----- Data extract
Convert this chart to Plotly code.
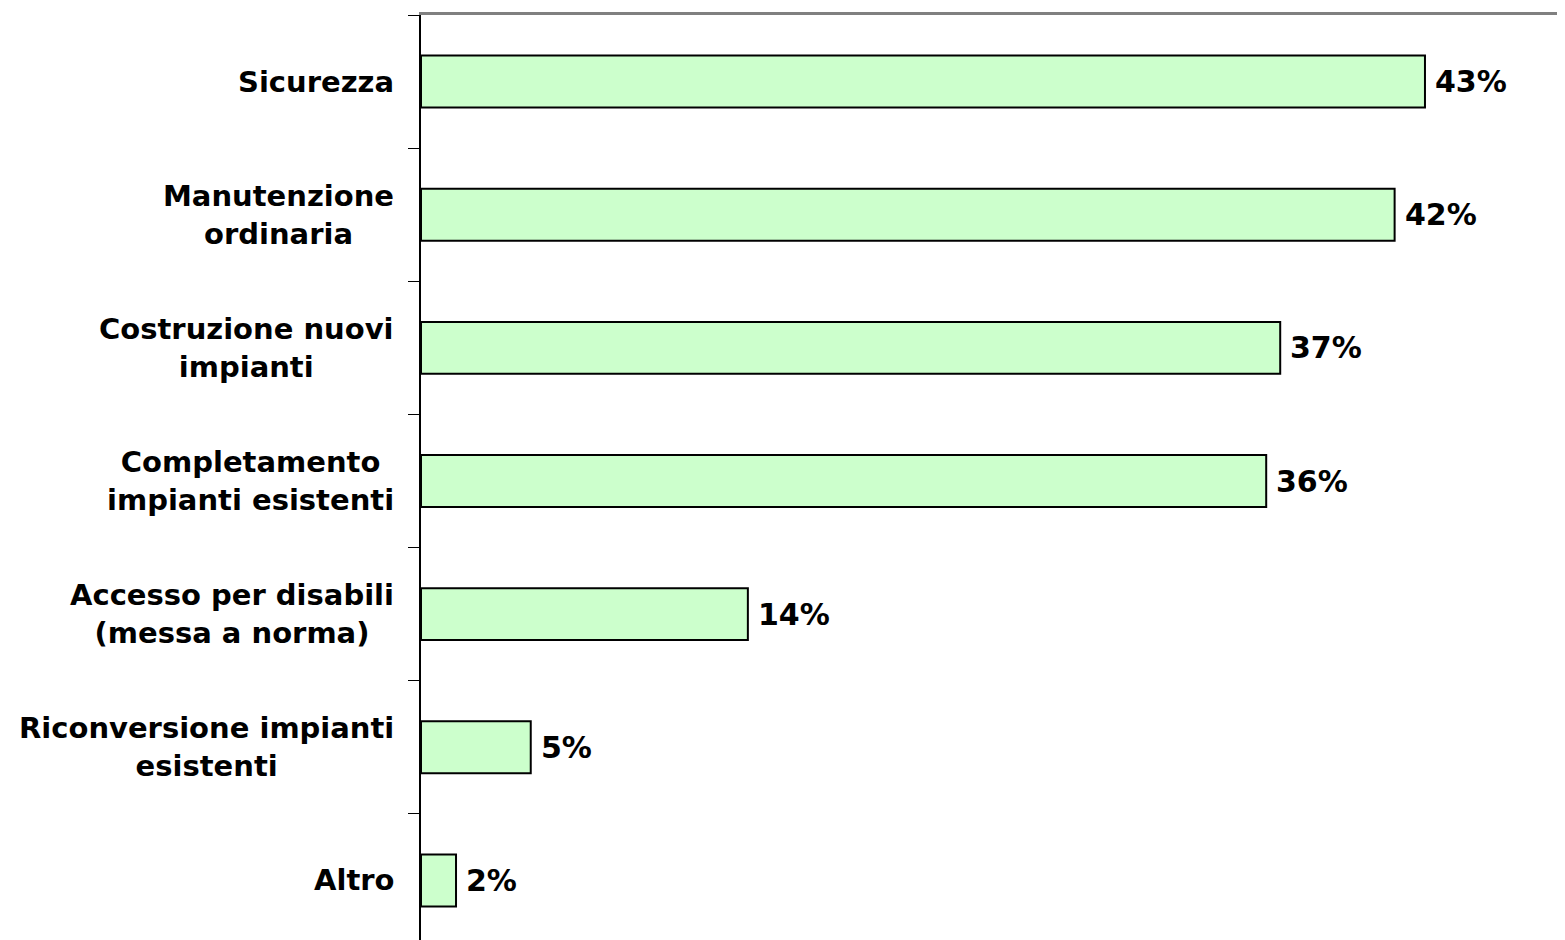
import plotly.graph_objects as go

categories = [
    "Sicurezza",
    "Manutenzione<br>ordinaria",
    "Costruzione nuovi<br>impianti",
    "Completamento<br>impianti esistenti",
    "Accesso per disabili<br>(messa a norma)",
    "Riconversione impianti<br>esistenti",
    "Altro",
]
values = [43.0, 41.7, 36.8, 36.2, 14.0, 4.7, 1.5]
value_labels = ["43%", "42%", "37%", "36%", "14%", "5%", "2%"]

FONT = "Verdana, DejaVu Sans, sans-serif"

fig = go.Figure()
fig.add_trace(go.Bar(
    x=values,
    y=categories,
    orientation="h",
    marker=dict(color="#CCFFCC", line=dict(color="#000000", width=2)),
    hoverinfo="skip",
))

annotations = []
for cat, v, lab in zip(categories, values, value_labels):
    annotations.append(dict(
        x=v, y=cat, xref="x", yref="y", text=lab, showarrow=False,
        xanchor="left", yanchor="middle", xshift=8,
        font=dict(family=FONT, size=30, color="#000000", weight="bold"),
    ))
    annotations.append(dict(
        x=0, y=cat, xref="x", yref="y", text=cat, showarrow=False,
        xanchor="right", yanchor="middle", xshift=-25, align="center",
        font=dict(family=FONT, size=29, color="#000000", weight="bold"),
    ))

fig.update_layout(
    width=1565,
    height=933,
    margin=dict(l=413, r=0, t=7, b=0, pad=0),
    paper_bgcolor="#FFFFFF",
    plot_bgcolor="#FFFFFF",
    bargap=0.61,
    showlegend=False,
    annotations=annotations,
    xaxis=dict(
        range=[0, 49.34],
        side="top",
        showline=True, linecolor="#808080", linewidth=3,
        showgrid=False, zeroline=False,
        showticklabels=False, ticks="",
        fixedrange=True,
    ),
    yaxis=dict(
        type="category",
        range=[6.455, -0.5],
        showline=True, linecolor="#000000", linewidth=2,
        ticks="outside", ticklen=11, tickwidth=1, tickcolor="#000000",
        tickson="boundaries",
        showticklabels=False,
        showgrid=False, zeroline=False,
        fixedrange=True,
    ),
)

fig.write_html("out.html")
----------
• Requirements
Reproduce all of the data exactly, omitting each picture it holds.

• Answer to this task
Convert this chart to Plotly code.
import plotly.graph_objects as go

categories = [
    "Sicurezza",
    "Manutenzione<br>ordinaria",
    "Costruzione nuovi<br>impianti",
    "Completamento<br>impianti esistenti",
    "Accesso per disabili<br>(messa a norma)",
    "Riconversione impianti<br>esistenti",
    "Altro",
]
values = [43.0, 41.7, 36.8, 36.2, 14.0, 4.7, 1.5]
value_labels = ["43%", "42%", "37%", "36%", "14%", "5%", "2%"]

FONT = "Verdana, DejaVu Sans, sans-serif"

fig = go.Figure()
fig.add_trace(go.Bar(
    x=values,
    y=categories,
    orientation="h",
    marker=dict(color="#CCFFCC", line=dict(color="#000000", width=2)),
    hoverinfo="skip",
))

annotations = []
for cat, v, lab in zip(categories, values, value_labels):
    annotations.append(dict(
        x=v, y=cat, xref="x", yref="y", text=lab, showarrow=False,
        xanchor="left", yanchor="middle", xshift=8,
        font=dict(family=FONT, size=30, color="#000000", weight="bold"),
    ))
    annotations.append(dict(
        x=0, y=cat, xref="x", yref="y", text=cat, showarrow=False,
        xanchor="right", yanchor="middle", xshift=-25, align="center",
        font=dict(family=FONT, size=29, color="#000000", weight="bold"),
    ))

fig.update_layout(
    width=1565,
    height=933,
    margin=dict(l=413, r=0, t=7, b=0, pad=0),
    paper_bgcolor="#FFFFFF",
    plot_bgcolor="#FFFFFF",
    bargap=0.61,
    showlegend=False,
    annotations=annotations,
    xaxis=dict(
        range=[0, 49.34],
        side="top",
        showline=True, linecolor="#808080", linewidth=3,
        showgrid=False, zeroline=False,
        showticklabels=False, ticks="",
        fixedrange=True,
    ),
    yaxis=dict(
        type="category",
        range=[6.455, -0.5],
        showline=True, linecolor="#000000", linewidth=2,
        ticks="outside", ticklen=11, tickwidth=1, tickcolor="#000000",
        tickson="boundaries",
        showticklabels=False,
        showgrid=False, zeroline=False,
        fixedrange=True,
    ),
)

fig.write_html("out.html")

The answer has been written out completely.